Under Cherrington's direction, the department doubled its faculty (from 36 to 71) and quadrupled the number of women faculty (from four to 16); doubled the size of its graduate program; and more than tripled the annual research funding it receives from the National Institutes of Health (NIH).

Between 2004 and 2006, the department was ranked as the top physiology department in the United States in terms of NIH funding. Last year's funding, $29.6 million, was an 8 percent increase over the previous year. Figures have not yet been released for the 2007 fiscal year.

“We have excellent faculty members who are internationally known in their fields, and they're just very successful in getting grants,” Cherrington explained.

“In addition, with their help, we were able to select young scientists to come here who also were of the highest quality,” he added. “And so it's not surprising that the department continued to flourish.”

The endowed chair is named for the two daughters of Jim Turner, a major league pitcher and pitching coach for the Cincinnati Reds and New York Yankees who retired in 1973 after more than 30 years in baseball.

Jacquelyn A. Turner, a 1952 Vanderbilt graduate, taught chemistry and coached the women's basketball team at Nashville's Hillsboro High School. Dorothy J. Turner, M.D., earner her bachelor's, master's and medical degrees from Vanderbilt, practiced in Nashville and was a state public health officer.

Helen Engles, Jim Turner's niece and a Vanderbilt alumna, is a retired educator who served as executor of the estate.

The bequest will also provide a second endowed chair to be used to recruit a renowned researcher in Alzheimer's disease, said Cindy Seay, assistant vice chancellor for VUMC Development.

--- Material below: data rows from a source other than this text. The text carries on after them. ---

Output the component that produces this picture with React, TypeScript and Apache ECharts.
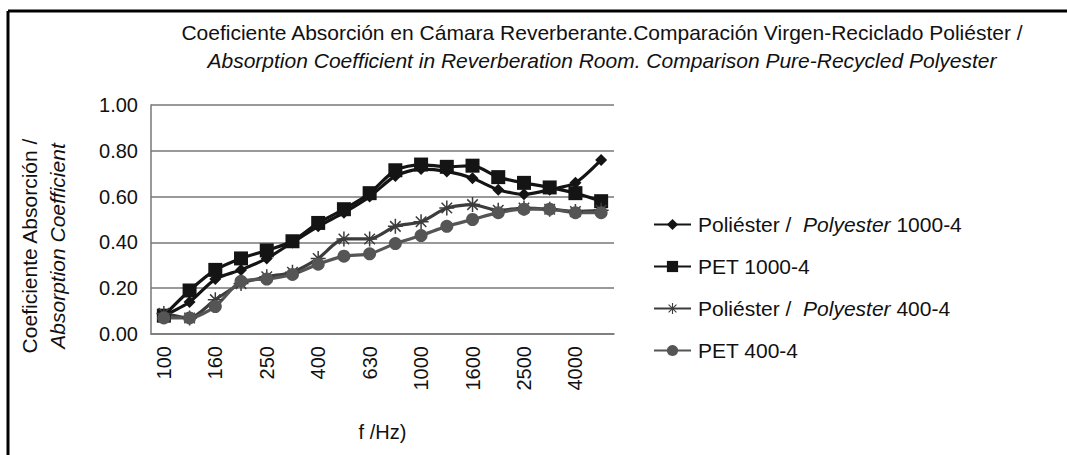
import React, { useEffect, useRef } from "react";
import * as echarts from "echarts";

const categories = ["100", "125", "160", "200", "250", "315", "400", "500", "630", "800", "1000", "1250", "1600", "2000", "2500", "3150", "4000", "5000"];
const polyester1000 = [0.08, 0.14, 0.24, 0.28, 0.33, 0.40, 0.47, 0.53, 0.60, 0.69, 0.72, 0.71, 0.68, 0.63, 0.61, 0.63, 0.66, 0.76];
const pet1000 = [0.08, 0.19, 0.28, 0.33, 0.365, 0.405, 0.485, 0.545, 0.615, 0.715, 0.74, 0.73, 0.735, 0.685, 0.66, 0.64, 0.615, 0.58];
const polyester400 = [0.09, 0.07, 0.15, 0.22, 0.25, 0.27, 0.33, 0.415, 0.415, 0.47, 0.49, 0.55, 0.565, 0.54, 0.55, 0.545, 0.535, 0.54];
const pet400 = [0.07, 0.07, 0.12, 0.23, 0.24, 0.26, 0.305, 0.34, 0.35, 0.395, 0.43, 0.47, 0.50, 0.53, 0.545, 0.545, 0.53, 0.53];
const seriesNames = ["Poliéster / Polyester 1000-4", "PET 1000-4", "Poliéster / Polyester 400-4", "PET 400-4"];
const titleLine1 = "Coeficiente Absorción en Cámara Reverberante.Comparación Virgen-Reciclado Poliéster /";
const titleLine2 = "Absorption Coefficient in Reverberation Room. Comparison Pure-Recycled Polyester";
const yNameLine1 = "Coeficiente Absorción /";
const yNameLine2 = "Absorption Coefficient";
const xName = "f /Hz)";

const FONT = "'Liberation Sans', Arial, sans-serif";
const ASTERISK =
  "path://M-1,-10L1,-10L1,10L-1,10Z M-10,-1L10,-1L10,1L-10,1Z M-6.3,-7.7L7.7,6.3L6.3,7.7L-7.7,-6.3Z M6.3,-7.7L7.7,-6.3L-6.3,7.7L-7.7,6.3Z";

export default function App() {
  const ref = useRef<HTMLDivElement>(null);
  useEffect(() => {
    if (!ref.current) return;
    const chart = echarts.init(ref.current, undefined, { renderer: "svg" });
    const lineSeries = (name: string, data: number[], color: string, symbol: string, size: number) => ({
      name,
      type: "line",
      data,
      smooth: 0.25,
      symbol,
      symbolSize: size,
      showAllSymbol: true,
      lineStyle: { color, width: 3.2 },
      itemStyle: { color, borderWidth: 0 },
    });
    chart.setOption({
      animation: false,
      backgroundColor: "#ffffff",
      textStyle: { fontFamily: FONT },
      title: {
        text: titleLine1 + "\n{it|" + titleLine2 + "}",
        left: 597,
        top: 13,
        textAlign: "center",
        textStyle: {
          fontSize: 21,
          fontWeight: "normal",
          color: "#111",
          lineHeight: 28,
          fontFamily: FONT,
          rich: { it: { fontStyle: "italic", fontSize: 21, lineHeight: 28, color: "#111", fontFamily: FONT } },
        },
      },
      legend: {
        orient: "vertical",
        left: 648,
        top: 209,
        itemWidth: 37,
        itemHeight: 14,
        itemGap: 21,
        data: seriesNames,
        formatter: (name: string) => name.replace("Polyester", " {it|Polyester}"),
        textStyle: {
          fontSize: 21,
          color: "#111",
          lineHeight: 21,
          padding: [0, 0, 0, 2],
          fontFamily: FONT,
          rich: { it: { fontStyle: "italic", fontSize: 21, color: "#111", fontFamily: FONT } },
        },
      },
      grid: { left: 151, right: 453, top: 105, bottom: 121, containLabel: false },
      xAxis: {
        type: "category",
        data: categories,
        boundaryGap: true,
        name: xName,
        nameLocation: "middle",
        nameGap: 88,
        nameTextStyle: { fontSize: 20, color: "#111", fontFamily: FONT },
        axisLine: { lineStyle: { color: "#777", width: 1.5 } },
        axisTick: { show: false },
        axisLabel: { interval: 1, rotate: 90, fontSize: 20, color: "#111", margin: 12, fontFamily: FONT },
      },
      yAxis: {
        type: "value",
        min: 0,
        max: 1,
        interval: 0.2,
        axisLine: { show: true, lineStyle: { color: "#777", width: 1.5 } },
        axisTick: { show: false },
        axisLabel: { formatter: (v: number) => v.toFixed(2), fontSize: 20, color: "#111", margin: 13, fontFamily: FONT },
        splitLine: { lineStyle: { color: "#777", width: 1.5 } },
      },
      graphic: [
        { type: "line", shape: { x1: 8, y1: 11, x2: 1067, y2: 11 }, style: { stroke: "#000", lineWidth: 3 } },
        { type: "line", shape: { x1: 8, y1: 11, x2: 8, y2: 455 }, style: { stroke: "#000", lineWidth: 3 } },
        {
          type: "text",
          x: 29,
          y: 246,
          rotation: Math.PI / 2,
          style: { text: yNameLine1, font: "21px " + FONT, fill: "#111", align: "center", verticalAlign: "middle" },
        },
        {
          type: "text",
          x: 57,
          y: 246,
          rotation: Math.PI / 2,
          style: { text: yNameLine2, font: "italic 21px " + FONT, fill: "#111", align: "center", verticalAlign: "middle" },
        },
      ],
      series: [
        lineSeries(seriesNames[0], polyester1000, "#141414", "diamond", 12),
        lineSeries(seriesNames[1], pet1000, "#141414", "rect", 14),
        lineSeries(seriesNames[2], polyester400, "#3c3c3c", ASTERISK, 15),
        lineSeries(seriesNames[3], pet400, "#555555", "circle", 13),
      ],
    });
    return () => chart.dispose();
  }, []);
  return <div ref={ref} style={{ position: "fixed", left: 0, top: 0, width: 1067, height: 455 }} />;
}
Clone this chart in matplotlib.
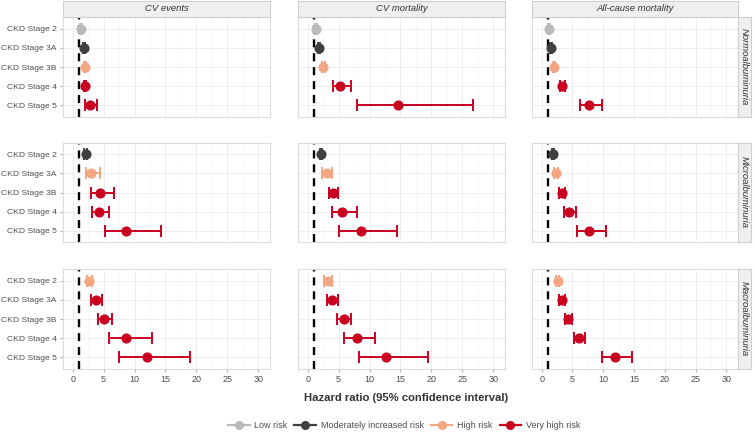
import numpy as np
import matplotlib
matplotlib.use('Agg')
import matplotlib.pyplot as plt
from matplotlib.lines import Line2D

plt.rcParams['font.family'] = ['Liberation Sans', 'DejaVu Sans']

stages = ['CKD Stage 2', 'CKD Stage 3A', 'CKD Stage 3B', 'CKD Stage 4', 'CKD Stage 5']
outcomes = ['CV events', 'CV mortality', 'All-cause mortality']
albuminuria = ['Normoalbuminuria', 'Microalbuminuria', 'Macroalbuminuria']
risk_names = ['Low risk', 'Moderately increased risk', 'High risk', 'Very high risk']
risk_colors = ['#bababa', '#404040', '#f4a582', '#ca0020']

# risk category per albuminuria row (0=low .. 3=very high), per stage
risk_normo = [0, 1, 2, 3, 3]
risk_micro = [1, 2, 3, 3, 3]
risk_macro = [2, 3, 3, 3, 3]

# hazard ratios, lower and upper CI
hr_normo_cve = [1.38, 1.81, 1.97, 2.00, 2.78]
lo_normo_cve = [1.22, 1.62, 1.78, 1.80, 1.97]
hi_normo_cve = [1.52, 1.98, 2.15, 2.20, 3.87]
hr_normo_cvm = [1.33, 1.81, 2.50, 5.30, 14.6]
lo_normo_cvm = [1.17, 1.62, 2.28, 4.08, 7.90]
hi_normo_cvm = [1.48, 1.98, 2.72, 7.04, 26.8]
hr_normo_acm = [1.17, 1.49, 1.97, 3.38, 7.75]
lo_normo_acm = [1.05, 1.35, 1.80, 3.00, 6.18]
hi_normo_acm = [1.30, 1.65, 2.15, 3.80, 9.74]

hr_micro_cve = [2.08, 3.00, 4.35, 4.29, 8.60]
lo_micro_cve = [1.88, 2.08, 2.90, 3.16, 5.26]
hi_micro_cve = [2.28, 4.40, 6.67, 5.86, 14.27]
hr_micro_cvm = [2.18, 3.10, 4.10, 5.50, 8.66]
lo_micro_cvm = [1.98, 2.30, 3.48, 3.90, 5.10]
hi_micro_cvm = [2.38, 3.96, 4.94, 7.90, 14.48]
hr_micro_acm = [1.81, 2.35, 3.27, 4.45, 7.75]
lo_micro_acm = [1.62, 2.00, 2.80, 3.60, 5.70]
hi_micro_acm = [1.98, 2.70, 3.80, 5.60, 10.5]

hr_macro_cve = [2.62, 3.75, 5.05, 8.66, 11.96]
lo_macro_cve = [2.25, 2.90, 4.03, 5.80, 7.52]
hi_macro_cve = [3.05, 4.78, 6.29, 12.86, 18.9]
hr_macro_cvm = [3.20, 3.85, 5.80, 7.96, 12.7]
lo_macro_cvm = [2.56, 3.04, 4.80, 5.80, 8.28]
hi_macro_cvm = [3.85, 4.90, 7.04, 10.9, 19.45]
hr_macro_acm = [2.62, 3.32, 4.29, 6.13, 11.96]
lo_macro_acm = [2.40, 2.85, 3.75, 5.20, 9.74]
hi_macro_acm = [2.85, 3.85, 4.85, 7.04, 14.64]

grid = [
    [(hr_normo_cve, lo_normo_cve, hi_normo_cve), (hr_normo_cvm, lo_normo_cvm, hi_normo_cvm), (hr_normo_acm, lo_normo_acm, hi_normo_acm)],
    [(hr_micro_cve, lo_micro_cve, hi_micro_cve), (hr_micro_cvm, lo_micro_cvm, hi_micro_cvm), (hr_micro_acm, lo_micro_acm, hi_micro_acm)],
    [(hr_macro_cve, lo_macro_cve, hi_macro_cve), (hr_macro_cvm, lo_macro_cvm, hi_macro_cvm), (hr_macro_acm, lo_macro_acm, hi_macro_acm)],
]
risks = [risk_normo, risk_micro, risk_macro]

W, H = 755, 433
fig = plt.figure(figsize=(W / 100, H / 100), dpi=100)

col_px = [(63, 270), (298, 505), (532, 738)]
row_px = [(17, 117), (143, 242), (269, 369)]
strip_fill = '#efefef'
strip_edge = '#cfcfcf'
txt_col = '#4d4d4d'

def px_axes(x0, x1, y0, y1):
    return fig.add_axes([x0 / W, 1 - y1 / H, (x1 - x0) / W, (y1 - y0) / H])

ypos = np.arange(len(stages))[::-1] + 1

for r in range(3):
    for c in range(3):
        x0, x1 = col_px[c]
        y0, y1 = row_px[r]
        ax = px_axes(x0, x1, y0, y1)
        hr, lo, hi = [np.array(a) for a in grid[r][c]]
        ax.set_xlim(-1.57, 31.9)
        ax.set_ylim(0.4, 5.6)
        ax.set_xticks(np.arange(0, 31, 5))
        ax.set_xticks(np.arange(2.5, 31, 5), minor=True)
        ax.set_yticks(ypos)
        ax.grid(True, which='major', color='#ebebeb', lw=0.6)
        ax.grid(True, which='minor', axis='x', color='#f4f4f4', lw=0.4)
        ax.set_axisbelow(True)
        for s in ax.spines.values():
            s.set_color('#dcdcdc')
            s.set_linewidth(0.8)
        ax.axvline(1, color='black', lw=1.7, ls=(0, (3.4, 2.5)), zorder=2)
        for i in range(len(stages)):
            col = risk_colors[risks[r][i]]
            ax.errorbar(hr[i], ypos[i], xerr=[[hr[i] - lo[i]], [hi[i] - hr[i]]],
                        fmt='o', color=col, ms=6.3, elinewidth=1.4, capsize=4.2,
                        capthick=1.4, zorder=3)
        ax.tick_params(which='both', length=2.5, color='#b3b3b3', labelsize=6.5,
                       labelcolor=txt_col, pad=2)
        ax.tick_params(axis='y', labelsize=6.1)
        ax.tick_params(which='minor', length=0)
        if c == 0:
            ax.set_yticklabels(stages)
        else:
            ax.set_yticklabels([])
            ax.tick_params(axis='y', length=0)
        if r == 2:
            ax.set_xticklabels([str(v) for v in range(0, 31, 5)])
        else:
            ax.set_xticklabels([])
            ax.tick_params(axis='x', length=0)

        if r == 0:
            st = px_axes(x0, x1, 0.5, y0)
            st.set_xticks([]); st.set_yticks([])
            st.set_facecolor(strip_fill)
            for s in st.spines.values():
                s.set_color(strip_edge)
                s.set_linewidth(0.8)
            st.text(0.5, 0.5, outcomes[c], ha='center', va='center', style='italic',
                    fontsize=6.8, color='#333333', transform=st.transAxes)
        if c == 2:
            st = px_axes(x1, 750.5, y0, y1)
            st.set_xticks([]); st.set_yticks([])
            st.set_facecolor(strip_fill)
            for s in st.spines.values():
                s.set_color(strip_edge)
                s.set_linewidth(0.8)
            st.text(0.5, 0.5, albuminuria[r], ha='center', va='center', style='italic',
                    rotation=-90, fontsize=6.8, color='#333333', transform=st.transAxes)

fig.text(406 / W, 1 - 398 / H, 'Hazard ratio (95% confidence interval)', ha='center',
         va='center', fontsize=8.1, fontweight='bold', color='#333333')

handles = [Line2D([0], [0], color=rc, lw=1.6, marker='o', ms=5.5) for rc in risk_colors]
fig.legend(handles, risk_names, loc='center', bbox_to_anchor=(404 / W, 1 - 426 / H),
           ncol=4, frameon=False, fontsize=6.5, labelcolor=txt_col, handlelength=2.4,
           handletextpad=0.5, columnspacing=0.8, borderaxespad=0)

fig.savefig('out.png', dpi=100)
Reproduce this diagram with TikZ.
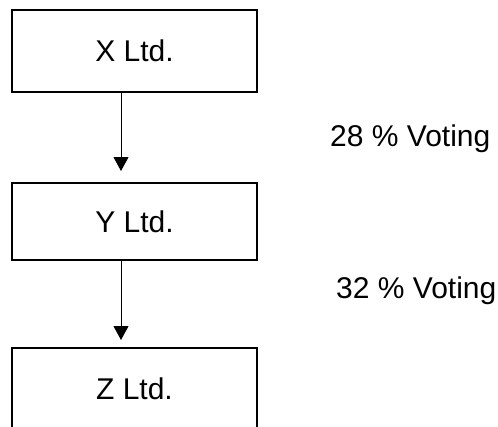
\documentclass[tikz,border=0pt]{standalone}
\usepackage{fontspec}
\setmainfont{Liberation Sans}
\usetikzlibrary{arrows.meta}

\begin{document}
\begin{tikzpicture}[x=1pt,y=-1pt,
  >={Triangle[width=15pt,length=14pt]},
  company/.style={draw,rectangle,line width=2pt,minimum width=245pt,minimum height=82pt,inner sep=0pt,font=\fontsize{30}{36}\selectfont},
  holding/.style={->,line width=1pt},
  share/.style={anchor=west,inner sep=0pt,font=\fontsize{30}{36}\selectfont}]
     \clip (0,0) rectangle (498,426);

     \node [company] (X) at (134.5,51) {X Ltd.};
     \node [company,minimum height=77pt] (Y) at (134.5,221.5) {Y Ltd.};
     \node [company] (Z) at (134.5,389) {Z Ltd.};

     \coordinate (A) at (121,0);

     \node [share] (V1) at (330,139) {28 \% Voting};
     \node [share] (V2) at (336,291) {32 \% Voting};

     \draw[holding,shorten >=11pt] (X.south -| A) -- (Y.north -| A);
     \draw[holding,shorten >=7pt] (Y.south -| A) -- (Z.north -| A);

\end{tikzpicture}
\end{document}
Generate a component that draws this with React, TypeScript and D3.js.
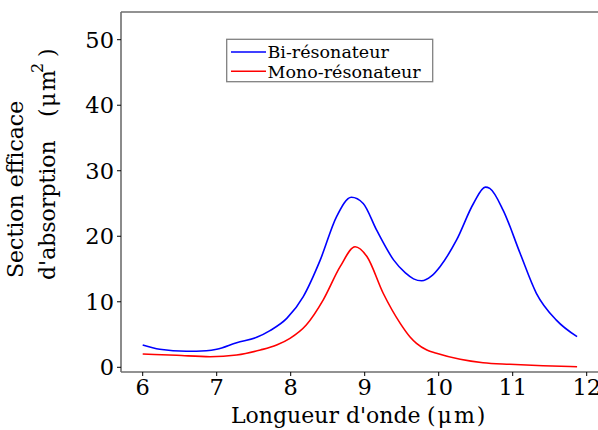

“Helen and her husband, Wallace, are to be commended for their stewardship of the estate, which made two chairs possible.”

Cherrington, whose work has helped define how the nervous and endocrine systems affect glucose production and glucose uptake by the liver, said he is excited about the prospect of spending more time on research and advocacy.

“Given the issues around diabetes, I felt that the last few years of my professional career should be spent focusing on my research program and on trying to impact issues around diabetes,” he said.

He will continue working with the pharmaceutical industry on the development of minimally invasive glucose monitoring, oral and inhaled insulin preparations, and on exploring new targets for drug development.

And he will continue to help raise funds for Vanderbilt's diabetes effort, as well as the American Diabetes Association, “to expedite the research process and to help sustain the careers of young investigators.”

“It's very tough these days to get money, and I think it's the responsibility of senior investigators like myself to try and facilitate the progress of the young investigators,” Cherrington said. “It's something that I take very seriously.”

Cherrington, who turned 60 last fall, said he plans to continue working as long as he's healthy, is able to get research funding and “as long as I enjoy it as I do now … I'm very excited about this new phase of my career.”